[Begin EXCERPTED DATA]

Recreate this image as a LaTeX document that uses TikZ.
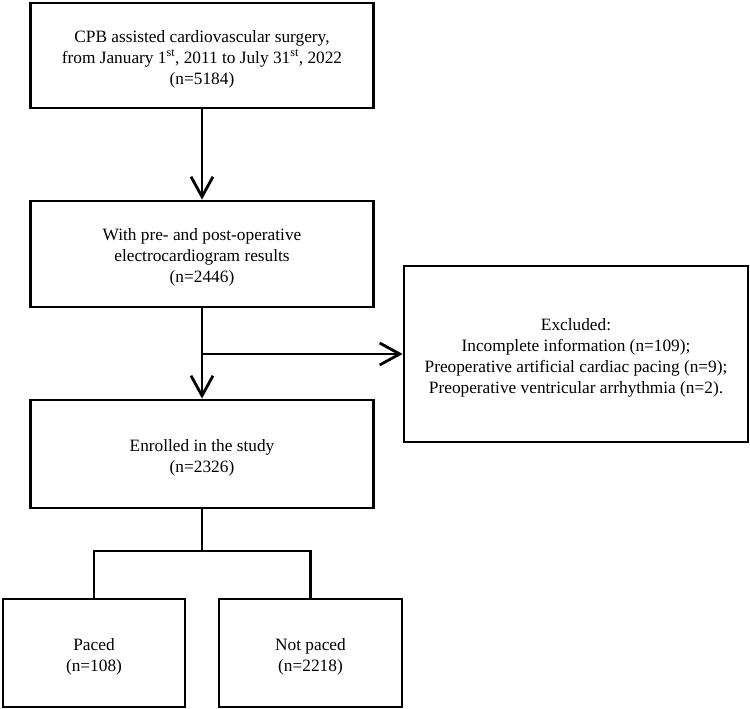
\documentclass[tikz,border=0pt]{standalone}
\usepackage{fontspec}
\setmainfont{Liberation Serif}
\usetikzlibrary{arrows.meta}
\begin{document}
\begin{tikzpicture}[x=1pt,y=-1pt,
  box/.style={draw,line width=2.8pt,inner sep=0pt},
  txt/.style={align=center,inner sep=0pt,font=\fontsize{17.3}{21}\selectfont},
  conn/.style={line width=2.8pt},
  arr/.style={conn,-{Straight Barb[length=20pt,width=22pt]}}]
\useasboundingbox (0,0) rectangle (750,709);
\node[box,minimum width=343pt,minimum height=105pt] (b1) at (202,55.5) {};
\node[box,minimum width=343pt,minimum height=106pt] (b2) at (202,254) {};
\node[box,minimum width=343pt,minimum height=108pt] (b3) at (202,454) {};
\node[box,minimum width=344pt,minimum height=176pt] (ex) at (576,354) {};
\node[box,minimum width=182pt,minimum height=108pt] (b4) at (94,653) {};
\node[box,minimum width=183pt,minimum height=108pt] (b5) at (310.5,653) {};
\node[txt] (t1) at ([yshift=-3.5pt]b1.center)
  {CPB assisted cardiovascular surgery,\\from January 1\textsuperscript{st}, 2011 to July 31\textsuperscript{st}, 2022\\(n=5184)};
\node[txt] (t2) at ([yshift=-3.5pt]b2.center)
  {With pre- and post-operative\\electrocardiogram results\\(n=2446)};
\node[txt] (t3) at ([yshift=-3.5pt]b3.center)
  {Enrolled in the study\\(n=2326)};
\node[txt] (tx) at ([yshift=-3.5pt]ex.center)
  {Excluded:\\Incomplete information (n=109);\\Preoperative artificial cardiac pacing (n=9);\\Preoperative ventricular arrhythmia (n=2).};
\node[txt] (t4) at ([yshift=-3.5pt]b4.center)
  {Paced\\(n=108)};
\node[txt] (t5) at ([yshift=-3.5pt]b5.center)
  {Not paced\\(n=2218)};
\coordinate (k) at (202,354);
\coordinate (j) at (202,551);
\draw[arr] (b1.south) -- (b2.north);
\draw[arr] (b2.south) -- (b3.north);
\draw[arr] (k) -- (ex.west);
\draw[conn] (b3.south) -- (j);
\draw[conn] (b4.north) |- (j) -| (b5.north);
\end{tikzpicture}
\end{document}
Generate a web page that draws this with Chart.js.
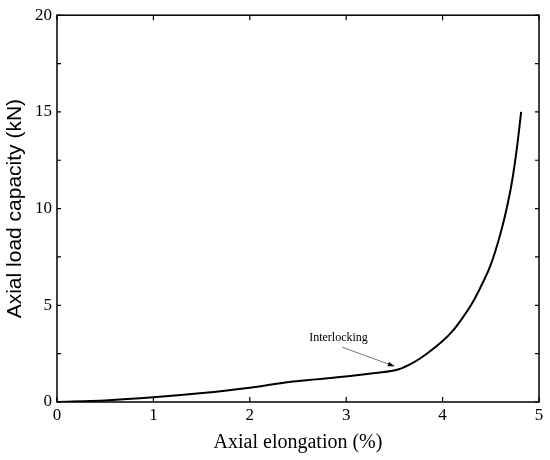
<!DOCTYPE html>
<html>
<head>
<meta charset="utf-8">
<script src="https://cdn.jsdelivr.net/npm/chart.js@4"></script>
<style>
  html, body { margin: 0; padding: 0; background: #fff; }
  #wrap { width: 550px; height: 460px; }
</style>
</head>
<body>
<div id="wrap"><canvas id="loadChart"></canvas></div>
<script>
// values
const elongation = [0, 0.5, 1.0, 1.48, 2.0, 2.41, 2.69, 3.04, 3.3, 3.537, 3.70, 3.85, 4.0, 4.1, 4.2, 4.3, 4.4, 4.5, 4.6, 4.66, 4.72, 4.77, 4.815];
const load = [0, 0.08, 0.24, 0.45, 0.74, 1.04, 1.17, 1.34, 1.5, 1.68, 2.05, 2.55, 3.15, 3.65, 4.3, 5.05, 6.0, 7.1, 8.7, 9.9, 11.4, 13.1, 15.0];

const xTicks = [0, 1, 2, 3, 4, 5];
const yTicks = [0, 2.5, 5, 7.5, 10, 12.5, 15, 17.5, 20];

// annotation: label position, arrow start, arrow tip (data units)
const noteText = 'Interlocking';
const noteLabel = [2.92, 3.34];
const noteArrow = [2.96, 2.83, 3.50, 1.85];

const frame = {
    id: 'frame',
    afterDatasetsDraw(chart) {
        const ctx = chart.ctx;
        const a = chart.chartArea;
        const xs = chart.scales.x, ys = chart.scales.y;
        ctx.save();
        ctx.strokeStyle = '#000';
        ctx.lineWidth = 1.5;
        ctx.strokeRect(a.left, a.top, a.right - a.left, a.bottom - a.top);
        ctx.lineWidth = 1.2;
        ctx.beginPath();
        xTicks.forEach(v => {
            const px = xs.getPixelForValue(v);
            ctx.moveTo(px, a.bottom); ctx.lineTo(px, a.bottom - 5);
            ctx.moveTo(px, a.top); ctx.lineTo(px, a.top + 5);
        });
        yTicks.forEach(v => {
            const py = ys.getPixelForValue(v);
            ctx.moveTo(a.left, py); ctx.lineTo(a.left + 4, py);
            ctx.moveTo(a.right, py); ctx.lineTo(a.right - 4, py);
        });
        ctx.stroke();

        // annotation
        ctx.fillStyle = '#000';
        ctx.font = '12px "Liberation Serif"';
        ctx.textAlign = 'center';
        ctx.textBaseline = 'middle';
        ctx.fillText(noteText, xs.getPixelForValue(noteLabel[0]), ys.getPixelForValue(noteLabel[1]));
        const x1 = xs.getPixelForValue(noteArrow[0]), y1 = ys.getPixelForValue(noteArrow[1]);
        const x2 = xs.getPixelForValue(noteArrow[2]), y2 = ys.getPixelForValue(noteArrow[3]);
        ctx.strokeStyle = '#555';
        ctx.lineWidth = 0.8;
        ctx.beginPath();
        ctx.moveTo(x1, y1); ctx.lineTo(x2, y2);
        ctx.stroke();
        const ang = Math.atan2(y2 - y1, x2 - x1);
        ctx.fillStyle = '#000';
        ctx.beginPath();
        ctx.moveTo(x2, y2);
        ctx.lineTo(x2 - 7 * Math.cos(ang - 0.35), y2 - 7 * Math.sin(ang - 0.35));
        ctx.lineTo(x2 - 7 * Math.cos(ang + 0.35), y2 - 7 * Math.sin(ang + 0.35));
        ctx.closePath();
        ctx.fill();
        ctx.restore();
    }
};

const ctx = document.getElementById('loadChart').getContext('2d');
new Chart(ctx, {
    type: 'line',
    data: {
        datasets: [{
            data: elongation.map((x, i) => ({ x: x, y: load[i] })),
            borderColor: '#000',
            borderWidth: 2,
            pointRadius: 0,
            cubicInterpolationMode: 'monotone',
            fill: false
        }]
    },
    options: {
        responsive: true,
        maintainAspectRatio: false,
        animation: false,
        layout: { padding: { top: 13, right: 11, left: 0, bottom: 0 } },
        plugins: { legend: { display: false }, tooltip: { enabled: false } },
        scales: {
            x: {
                type: 'linear',
                min: 0,
                max: 5,
                afterFit: s => { s.height = 58; },
                afterBuildTicks: s => { s.ticks = xTicks.map(v => ({ value: v })); },
                grid: { display: false, drawTicks: false },
                border: { display: false },
                ticks: {
                    color: '#000',
                    padding: 3,
                    font: { family: '"Liberation Serif"', size: 17 }
                },
                title: {
                    display: true,
                    text: 'Axial elongation (%)',
                    color: '#000',
                    padding: { top: 0, bottom: 5 },
                    font: { family: '"Liberation Serif"', size: 20 }
                }
            },
            y: {
                type: 'linear',
                min: 0,
                max: 20,
                afterFit: s => { s.width = 57; },
                afterBuildTicks: s => { s.ticks = yTicks.map(v => ({ value: v })); },
                grid: { display: false, drawTicks: false },
                border: { display: false },
                ticks: {
                    color: '#000',
                    padding: 5,
                    font: { family: '"Liberation Serif"', size: 17 },
                    callback: v => (v % 5 === 0 ? v : '')
                },
                title: {
                    display: true,
                    text: 'Axial load capacity (kN)',
                    color: '#000',
                    padding: { top: 3, bottom: 0 },
                    font: { family: '"Liberation Sans"', size: 21 }
                }
            }
        }
    },
    plugins: [frame]
});
</script>
</body>
</html>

[End EXCERPTED DATA]

TASK DESCRIPTION: Pictures in the records above are left out; print everything else exactly as written.

THE REPLY:
Recreate this image as a LaTeX document that uses TikZ.
\documentclass[tikz,border=0pt]{standalone}
\usepackage{fontspec}
\setmainfont{Liberation Serif}
\usetikzlibrary{arrows.meta}
\begin{document}
\begin{tikzpicture}[x=1pt,y=-1pt,
  box/.style={draw,line width=2.8pt,inner sep=0pt},
  txt/.style={align=center,inner sep=0pt,font=\fontsize{17.3}{21}\selectfont},
  conn/.style={line width=2.8pt},
  arr/.style={conn,-{Straight Barb[length=20pt,width=22pt]}}]
\useasboundingbox (0,0) rectangle (750,709);
\node[box,minimum width=343pt,minimum height=105pt] (b1) at (202,55.5) {};
\node[box,minimum width=343pt,minimum height=106pt] (b2) at (202,254) {};
\node[box,minimum width=343pt,minimum height=108pt] (b3) at (202,454) {};
\node[box,minimum width=344pt,minimum height=176pt] (ex) at (576,354) {};
\node[box,minimum width=182pt,minimum height=108pt] (b4) at (94,653) {};
\node[box,minimum width=183pt,minimum height=108pt] (b5) at (310.5,653) {};
\node[txt] (t1) at ([yshift=-3.5pt]b1.center)
  {CPB assisted cardiovascular surgery,\\from January 1\textsuperscript{st}, 2011 to July 31\textsuperscript{st}, 2022\\(n=5184)};
\node[txt] (t2) at ([yshift=-3.5pt]b2.center)
  {With pre- and post-operative\\electrocardiogram results\\(n=2446)};
\node[txt] (t3) at ([yshift=-3.5pt]b3.center)
  {Enrolled in the study\\(n=2326)};
\node[txt] (tx) at ([yshift=-3.5pt]ex.center)
  {Excluded:\\Incomplete information (n=109);\\Preoperative artificial cardiac pacing (n=9);\\Preoperative ventricular arrhythmia (n=2).};
\node[txt] (t4) at ([yshift=-3.5pt]b4.center)
  {Paced\\(n=108)};
\node[txt] (t5) at ([yshift=-3.5pt]b5.center)
  {Not paced\\(n=2218)};
\coordinate (k) at (202,354);
\coordinate (j) at (202,551);
\draw[arr] (b1.south) -- (b2.north);
\draw[arr] (b2.south) -- (b3.north);
\draw[arr] (k) -- (ex.west);
\draw[conn] (b3.south) -- (j);
\draw[conn] (b4.north) |- (j) -| (b5.north);
\end{tikzpicture}
\end{document}
Generate a web page that draws this with Chart.js.
<!DOCTYPE html>
<html>
<head>
<meta charset="utf-8">
<script src="https://cdn.jsdelivr.net/npm/chart.js@4"></script>
<style>
  html, body { margin: 0; padding: 0; background: #fff; }
  #wrap { width: 550px; height: 460px; }
</style>
</head>
<body>
<div id="wrap"><canvas id="loadChart"></canvas></div>
<script>
// values
const elongation = [0, 0.5, 1.0, 1.48, 2.0, 2.41, 2.69, 3.04, 3.3, 3.537, 3.70, 3.85, 4.0, 4.1, 4.2, 4.3, 4.4, 4.5, 4.6, 4.66, 4.72, 4.77, 4.815];
const load = [0, 0.08, 0.24, 0.45, 0.74, 1.04, 1.17, 1.34, 1.5, 1.68, 2.05, 2.55, 3.15, 3.65, 4.3, 5.05, 6.0, 7.1, 8.7, 9.9, 11.4, 13.1, 15.0];

const xTicks = [0, 1, 2, 3, 4, 5];
const yTicks = [0, 2.5, 5, 7.5, 10, 12.5, 15, 17.5, 20];

// annotation: label position, arrow start, arrow tip (data units)
const noteText = 'Interlocking';
const noteLabel = [2.92, 3.34];
const noteArrow = [2.96, 2.83, 3.50, 1.85];

const frame = {
    id: 'frame',
    afterDatasetsDraw(chart) {
        const ctx = chart.ctx;
        const a = chart.chartArea;
        const xs = chart.scales.x, ys = chart.scales.y;
        ctx.save();
        ctx.strokeStyle = '#000';
        ctx.lineWidth = 1.5;
        ctx.strokeRect(a.left, a.top, a.right - a.left, a.bottom - a.top);
        ctx.lineWidth = 1.2;
        ctx.beginPath();
        xTicks.forEach(v => {
            const px = xs.getPixelForValue(v);
            ctx.moveTo(px, a.bottom); ctx.lineTo(px, a.bottom - 5);
            ctx.moveTo(px, a.top); ctx.lineTo(px, a.top + 5);
        });
        yTicks.forEach(v => {
            const py = ys.getPixelForValue(v);
            ctx.moveTo(a.left, py); ctx.lineTo(a.left + 4, py);
            ctx.moveTo(a.right, py); ctx.lineTo(a.right - 4, py);
        });
        ctx.stroke();

        // annotation
        ctx.fillStyle = '#000';
        ctx.font = '12px "Liberation Serif"';
        ctx.textAlign = 'center';
        ctx.textBaseline = 'middle';
        ctx.fillText(noteText, xs.getPixelForValue(noteLabel[0]), ys.getPixelForValue(noteLabel[1]));
        const x1 = xs.getPixelForValue(noteArrow[0]), y1 = ys.getPixelForValue(noteArrow[1]);
        const x2 = xs.getPixelForValue(noteArrow[2]), y2 = ys.getPixelForValue(noteArrow[3]);
        ctx.strokeStyle = '#555';
        ctx.lineWidth = 0.8;
        ctx.beginPath();
        ctx.moveTo(x1, y1); ctx.lineTo(x2, y2);
        ctx.stroke();
        const ang = Math.atan2(y2 - y1, x2 - x1);
        ctx.fillStyle = '#000';
        ctx.beginPath();
        ctx.moveTo(x2, y2);
        ctx.lineTo(x2 - 7 * Math.cos(ang - 0.35), y2 - 7 * Math.sin(ang - 0.35));
        ctx.lineTo(x2 - 7 * Math.cos(ang + 0.35), y2 - 7 * Math.sin(ang + 0.35));
        ctx.closePath();
        ctx.fill();
        ctx.restore();
    }
};

const ctx = document.getElementById('loadChart').getContext('2d');
new Chart(ctx, {
    type: 'line',
    data: {
        datasets: [{
            data: elongation.map((x, i) => ({ x: x, y: load[i] })),
            borderColor: '#000',
            borderWidth: 2,
            pointRadius: 0,
            cubicInterpolationMode: 'monotone',
            fill: false
        }]
    },
    options: {
        responsive: true,
        maintainAspectRatio: false,
        animation: false,
        layout: { padding: { top: 13, right: 11, left: 0, bottom: 0 } },
        plugins: { legend: { display: false }, tooltip: { enabled: false } },
        scales: {
            x: {
                type: 'linear',
                min: 0,
                max: 5,
                afterFit: s => { s.height = 58; },
                afterBuildTicks: s => { s.ticks = xTicks.map(v => ({ value: v })); },
                grid: { display: false, drawTicks: false },
                border: { display: false },
                ticks: {
                    color: '#000',
                    padding: 3,
                    font: { family: '"Liberation Serif"', size: 17 }
                },
                title: {
                    display: true,
                    text: 'Axial elongation (%)',
                    color: '#000',
                    padding: { top: 0, bottom: 5 },
                    font: { family: '"Liberation Serif"', size: 20 }
                }
            },
            y: {
                type: 'linear',
                min: 0,
                max: 20,
                afterFit: s => { s.width = 57; },
                afterBuildTicks: s => { s.ticks = yTicks.map(v => ({ value: v })); },
                grid: { display: false, drawTicks: false },
                border: { display: false },
                ticks: {
                    color: '#000',
                    padding: 5,
                    font: { family: '"Liberation Serif"', size: 17 },
                    callback: v => (v % 5 === 0 ? v : '')
                },
                title: {
                    display: true,
                    text: 'Axial load capacity (kN)',
                    color: '#000',
                    padding: { top: 3, bottom: 0 },
                    font: { family: '"Liberation Sans"', size: 21 }
                }
            }
        }
    },
    plugins: [frame]
});
</script>
</body>
</html>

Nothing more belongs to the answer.